In more than one previous post on this blog, I have included charts showing how – up to the second quarter of 2014-15, at least – the evidence from the Ministry of Injustice’s quarterly tribunal statistics strongly counters the theory, advanced by the former BIS minister Matt Hancock (now at the Cabinet Office) and his friends in the media, that the introduction of hefty ET fees in July 2013 has since deterred only weak or vexatious claims, without deterring well-founded claims. For the charts show that – contrary to what one would expect, were the Hancock Theorem a valid one – the proportion of claims that are ultimately successful has fallen, and the proportion of claims that are ultimately unsuccessful has risen.
Somewhat annoyingly, when the Ministry released the tribunal statistics for the third quarter of 2014-15 (i.e. October to December 2014) in March, I was unable to update my charts because the ET outcome figures are given only as percentages, and those percentages were grossly distorted to the point of being meaningless by the settlement (and disposal by being ‘struck out’) during the quarter of one exceptionally large airline multiple claimant case involving some 240,000 jurisdictional claims.
On 15 March, therefore, I emailed the Ministry of Injustice to request the base figures from which the Q3 outcome percentages were calculated. And today, after a couple of chasing emails, the Ministry finally replied – without the figures I had requested but with an explanation of how I could calculate them myself by cross-referencing two of the tables in the statistical bulletin. How helpful of them.
And so, after many hours sweating over a hot Excel spreadsheet, I have calculated the figures I need to add the third quarter of 2014-15 to my outcome charts. In doing so, I have excluded disposed claims made under the two jurisdictional headings of Working Time and Unauthorised Deductions, because – as well as the 243,606 Working Time claims that were struck out – unusually large numbers of Working Time and Unauthorised Deductions claims were withdrawn, and I assume that many if not most of those jurisdictional claims were also part of the airline case (or a related case). This exclusion might well have introduced a minor distortion of its own, but I can’t see any obvious way around that (though I’m expecting a tweet or email from Michael Reed any time now). Whatever, the tribunal statistics for the fourth quarter of 2014-15 will be published on 11 June, and I’ll update my charts again then.
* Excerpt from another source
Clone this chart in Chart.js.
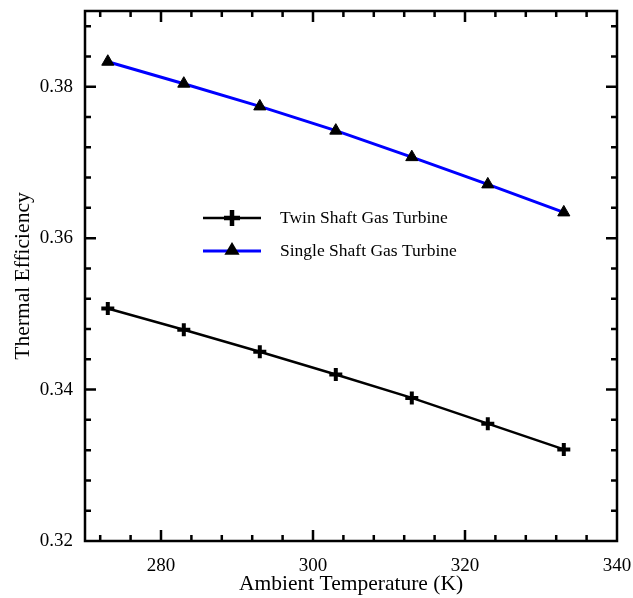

Here are the updated charts. Enjoy.
From this chart, we can see that both ‘successful claims’ and ‘unsuccessful claims’ – in the strictest sense – have continued to move in the wrong direction, as far as the Hancock Theorem is concerned. Similarly, the second chart, below, shows that the broader measure of ‘successful’ claims – including those that are conciliated by Acas or withdrawn (in most cases following settlement) – has also continued to fall. Yet, according to the Hancock Theorem, this measure of ‘successful’ claims should by now be nearing 100 per cent – all the weak and vexatious claims having been deterred by fees.